What is being asked
For the entries below, how many lines include the word "with"? Give the figure and nothing more.

------

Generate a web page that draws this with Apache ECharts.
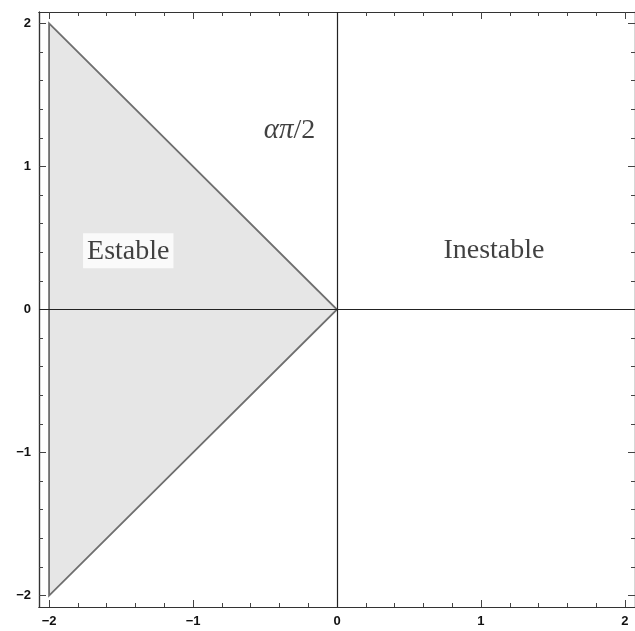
<!DOCTYPE html>
<html>
<head>
<meta charset="utf-8">
<script src="https://cdn.jsdelivr.net/npm/echarts@6/dist/echarts.min.js"></script>
<style>
  html, body { margin: 0; padding: 0; background: #ffffff; }
  #chart { width: 635px; height: 631px; }
</style>
</head>
<body>
<div id="chart"></div>
<script>
// Axis extents and ticks
const xRange = [-2.07, 2.07];
const yRange = [-2.08, 2.08];
const majorTicks = [-2, -1, 0, 1, 2];
const minorTicks = [-1.8, -1.6, -1.4, -1.2, -0.8, -0.6, -0.4, -0.2,
                    0.2, 0.4, 0.6, 0.8, 1.2, 1.4, 1.6, 1.8];

// Stability region: triangle with vertices (-2,2), (0,0), (-2,-2)
const regionX = [-2, 0, -2];
const regionY = [2, 0, -2];

// Text annotations placed in data coordinates
const noteText = ['Estable', 'Inestable', '{it|απ}{up|/2}'];
const noteX = [-1.45, 1.09, -0.33];
const noteY = [0.41, 0.41, 1.25];

const fmt = v => (v < 0 ? '\u2212' + Math.abs(v) : String(v));
const tickColor = '#444';
const labelStyle = { fontFamily: 'Liberation Sans', fontWeight: 'bold', fontSize: 13, color: '#111' };

function xAxisDef(position, ticks, len, showLabel) {
  return {
    type: 'value', min: xRange[0], max: xRange[1], position: position,
    axisLine: { show: true, onZero: false, lineStyle: { color: '#333', width: 1.2 } },
    axisTick: { show: true, inside: true, length: len, customValues: ticks, lineStyle: { color: tickColor, width: 1 } },
    axisLabel: showLabel ? Object.assign({ show: true, customValues: ticks, formatter: fmt, margin: 8 }, labelStyle) : { show: false },
    splitLine: { show: false }
  };
}
function yAxisDef(position, ticks, len, showLabel) {
  return {
    type: 'value', min: yRange[0], max: yRange[1], position: position,
    axisLine: { show: true, onZero: false, lineStyle: { color: '#333', width: 1.2 } },
    axisTick: { show: true, inside: true, length: len, customValues: ticks, lineStyle: { color: tickColor, width: 1 } },
    axisLabel: showLabel ? Object.assign({ show: true, customValues: ticks, formatter: fmt, margin: 8 }, labelStyle) : { show: false },
    splitLine: { show: false }
  };
}

const chart = echarts.init(document.getElementById('chart'), null, { renderer: 'canvas' });

const serif = 'Liberation Serif';

const option = {
  animation: false,
  backgroundColor: '#ffffff',
  grid: { left: 39, right: -3, top: 12, bottom: 24 },
  xAxis: [
    xAxisDef('bottom', majorTicks, 7, true),
    xAxisDef('bottom', minorTicks, 4, false),
    xAxisDef('top', majorTicks, 7, false),
    xAxisDef('top', minorTicks, 4, false)
  ],
  yAxis: [
    yAxisDef('left', majorTicks, 7, true),
    yAxisDef('left', minorTicks, 4, false),
    yAxisDef('right', majorTicks, 7, false),
    yAxisDef('right', minorTicks, 4, false)
  ],
  series: [
    {
      type: 'custom',
      xAxisIndex: 0, yAxisIndex: 0,
      data: [0],
      z: 2,
      renderItem: function (params, api) {
        const pts = regionX.map((x, i) => api.coord([x, regionY[i]]));
        return {
          type: 'polygon',
          shape: { points: pts },
          style: { fill: '#e6e6e6', stroke: '#6f6f6f', lineWidth: 1.8 }
        };
      }
    },
    {
      // coordinate axes through the origin
      type: 'line',
      xAxisIndex: 0, yAxisIndex: 0,
      data: [],
      markLine: {
        silent: true,
        symbol: 'none',
        label: { show: false },
        lineStyle: { color: '#222', width: 1.2, type: 'solid' },
        data: [{ xAxis: 0 }, { yAxis: 0 }]
      },
      z: 3
    },
    {
      type: 'scatter',
      xAxisIndex: 0, yAxisIndex: 0,
      symbolSize: 0,
      z: 5,
      data: noteText.map((t, i) => ({
        value: [noteX[i], noteY[i]],
        label: i === 0 ? { backgroundColor: '#ffffff', padding: [4, 4, 3, 4] } : {}
      })),
      label: {
        show: true,
        position: 'inside',
        formatter: p => noteText[p.dataIndex],
        fontFamily: serif,
        fontSize: 28,
        color: '#111',
        rich: {
          it: { fontFamily: serif, fontStyle: 'italic', fontSize: 29, color: '#111' },
          up: { fontFamily: serif, fontSize: 28, color: '#111' }
        }
      }
    }
  ]
};

chart.setOption(option);
</script>
</body>
</html>
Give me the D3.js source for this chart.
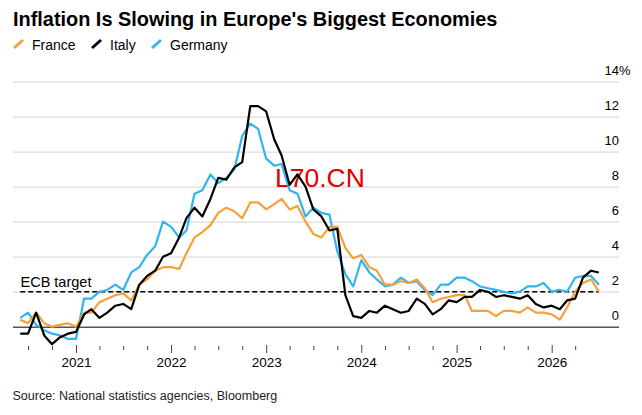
<!DOCTYPE html>
<html>
<head>
<meta charset="utf-8">
<script src="https://cdn.jsdelivr.net/npm/d3@7"></script>
<style>
  body { margin: 0; background: #fff; }
  svg { font-family: "Liberation Sans", Arial, sans-serif; }
</style>
</head>
<body>
<div id="chart"></div>
<script>
// Monthly readings, May 2020 - Jun 2026
var months = [
  "2020-05","2020-06","2020-07","2020-08","2020-09","2020-10","2020-11","2020-12",
  "2021-01","2021-02","2021-03","2021-04","2021-05","2021-06","2021-07","2021-08","2021-09","2021-10","2021-11","2021-12",
  "2022-01","2022-02","2022-03","2022-04","2022-05","2022-06","2022-07","2022-08","2022-09","2022-10","2022-11","2022-12",
  "2023-01","2023-02","2023-03","2023-04","2023-05","2023-06","2023-07","2023-08","2023-09","2023-10","2023-11","2023-12",
  "2024-01","2024-02","2024-03","2024-04","2024-05","2024-06","2024-07","2024-08","2024-09","2024-10","2024-11","2024-12",
  "2025-01","2025-02","2025-03","2025-04","2025-05","2025-06","2025-07","2025-08","2025-09","2025-10","2025-11","2025-12",
  "2026-01","2026-02","2026-03","2026-04","2026-05","2026-06"
];

var france = [
  0.4, 0.2, 0.8, 0.2, 0.0, 0.1, 0.2, 0.0,
  0.8, 0.8, 1.4, 1.6, 1.8, 1.9, 1.5, 2.4, 2.7, 3.2, 3.4, 3.4,
  3.3, 4.2, 5.1, 5.4, 5.8, 6.5, 6.8, 6.6, 6.2, 7.1, 7.1, 6.7,
  7.0, 7.3, 6.7, 6.9, 6.0, 5.3, 5.1, 5.7, 5.7, 4.5, 3.9, 4.1,
  3.4, 3.2, 2.4, 2.4, 2.6, 2.5, 2.7, 2.2, 1.4, 1.6, 1.7, 1.8,
  1.8, 0.9, 0.9, 0.9, 0.6, 0.9, 0.9, 0.8, 1.1, 0.8, 0.8, 0.7,
  0.4, 1.1, 2.0, 2.5, 2.7, 2.0
];

var italy = [
  -0.4, -0.4, 0.8, -0.5, -1.0, -0.6, -0.4, -0.3,
  0.7, 1.0, 0.5, 0.8, 1.2, 1.3, 1.0, 2.4, 2.9, 3.2, 4.0, 4.2,
  5.1, 6.2, 6.8, 6.3, 7.3, 8.5, 8.4, 9.1, 9.4, 12.6, 12.6, 12.3,
  10.7, 9.8, 8.1, 8.7, 8.0, 6.7, 6.3, 5.5, 5.6, 1.8, 0.6, 0.5,
  0.9, 0.8, 1.2, 1.0, 0.8, 0.9, 1.6, 1.3, 0.7, 1.0, 1.5, 1.4,
  1.7, 1.7, 2.1, 2.0, 1.7, 1.8, 1.7, 1.6, 1.8, 1.3, 1.1, 1.2,
  1.0, 1.5, 1.6, 2.8, 3.2, 3.1
];

var germany = [
  0.5, 0.8, 0.1, -0.2, -0.4, -0.5, -0.7, -0.7,
  1.6, 1.6, 2.0, 2.1, 2.4, 2.1, 3.1, 3.4, 4.1, 4.6, 6.0, 5.7,
  5.1, 5.5, 7.6, 7.8, 8.7, 8.2, 8.5, 9.0, 10.9, 11.6, 11.3, 9.6,
  9.2, 9.3, 7.8, 7.6, 6.3, 6.8, 6.5, 6.4, 4.3, 3.0, 2.3, 3.8,
  3.1, 2.7, 2.3, 2.4, 2.8, 2.5, 2.6, 2.1, 1.8, 2.4, 2.4, 2.8,
  2.8, 2.6, 2.3, 2.2, 2.1, 2.0, 1.9, 2.0, 2.3, 2.3, 2.5, 2.0,
  2.1, 2.0, 2.8, 2.9, 2.9, 2.4
];

var seriesNames = ["France", "Italy", "Germany"];
var yTicks = [0, 2, 4, 6, 8, 10, 12, 14];
var ecbTarget = 2;

var svgWidth = 642;
var svgHeight = 415;
var colors = { France: "#f7a03a", Italy: "#000000", Germany: "#31b4ef" };

var svg = d3.select("#chart")
  .append("svg")
  .attr("width", svgWidth)
  .attr("height", svgHeight);

var parseMonth = d3.timeParse("%Y-%m");
// points sit at the end of their month
var dates = months.map(m => d3.timeMonth.offset(parseMonth(m), 1));

var x = d3.scaleTime()
  .domain([new Date(2021, 0, 1), new Date(2026, 0, 1)])
  .range([76, 551.7]);

var y = d3.scaleLinear()
  .domain([0, 14])
  .range([326.7, 81.7]);

// Title + legend
svg.append("text")
  .attr("x", 13)
  .attr("y", 26)
  .attr("font-size", 19.9)
  .attr("font-weight", "bold")
  .attr("fill", "#000")
  .text("Inflation Is Slowing in Europe's Biggest Economies");

var legendX = [13, 91, 151];
var legend = svg.selectAll(".legend")
  .data(seriesNames)
  .enter()
  .append("g")
  .attr("transform", (d, i) => `translate(${legendX[i]}, 0)`);

legend.append("line")
  .attr("x1", 1).attr("y1", 48)
  .attr("x2", 10).attr("y2", 40)
  .attr("stroke", d => colors[d])
  .attr("stroke-width", 3);

legend.append("text")
  .attr("x", 19)
  .attr("y", 49.5)
  .attr("font-size", 14)
  .text(d => d);

// Y axis with gridlines
var yAxis = d3.axisRight(y)
  .tickValues(yTicks)
  .tickSize(606)
  .tickFormat(d => d);

var yAxisG = svg.append("g")
  .attr("transform", "translate(13, 0)")
  .call(yAxis);

yAxisG.select(".domain").remove();
yAxisG.selectAll(".tick line")
  .attr("stroke", d => d === 0 ? "#555" : "#dcdcdc")
  .attr("stroke-width", d => d === 0 ? 1.5 : 1.2);
yAxisG.selectAll(".tick text")
  .attr("x", 606)
  .attr("y", -7)
  .attr("dy", 0)
  .attr("text-anchor", "end")
  .attr("font-size", 13)
  .attr("fill", "#000");

svg.append("text")
  .attr("x", 619)
  .attr("y", y(14) - 7)
  .attr("font-size", 13)
  .text("%");

// X axis
var xTicks = d3.timeMonth.range(new Date(2020, 6, 1), new Date(2026, 4, 2), 3);
var xAxis = d3.axisBottom(x)
  .tickValues(xTicks)
  .tickSize(4)
  .tickFormat(d => d.getMonth() === 0 ? d3.timeFormat("%Y")(d) : "");

var xAxisG = svg.append("g")
  .attr("transform", "translate(0, 346)")
  .call(xAxis);

xAxisG.select(".domain").remove();
xAxisG.selectAll(".tick line")
  .attr("stroke", "#444")
  .attr("y1", d => d.getMonth() === 0 ? -1 : 0)
  .attr("y2", d => d.getMonth() === 0 ? 7 : 4);
xAxisG.selectAll(".tick text")
  .attr("y", 21)
  .attr("dy", 0)
  .attr("font-size", 13.5)
  .attr("fill", "#000");

// ECB target
svg.append("line")
  .attr("x1", x(dates[0]))
  .attr("x2", x(dates[dates.length - 1]))
  .attr("y1", y(ecbTarget))
  .attr("y2", y(ecbTarget))
  .attr("stroke", "#000")
  .attr("stroke-width", 1.6)
  .attr("stroke-dasharray", "5,3");

svg.append("text")
  .attr("x", 20.5)
  .attr("y", 287)
  .attr("font-size", 14.5)
  .text("ECB target");

// watermark
svg.append("text")
  .attr("x", 275)
  .attr("y", 187)
  .attr("font-size", 26.5)
  .attr("fill", "#e00000")
  .text("L70.CN");

// Lines
var line = d3.line()
  .x((d, i) => x(dates[i]))
  .y(d => y(d));

var seriesData = [
  { name: "Germany", values: germany },
  { name: "France", values: france },
  { name: "Italy", values: italy }
];

svg.selectAll(".series")
  .data(seriesData)
  .enter()
  .append("path")
  .attr("class", "series")
  .attr("d", d => line(d.values))
  .attr("fill", "none")
  .attr("stroke", d => colors[d.name])
  .attr("stroke-width", 2.2)
  .attr("stroke-linejoin", "round");

// Source
svg.append("text")
  .attr("x", 12.5)
  .attr("y", 400)
  .attr("font-size", 12.5)
  .attr("fill", "#222")
  .text("Source: National statistics agencies, Bloomberg");
</script>
</body>
</html>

------

Result for this task
3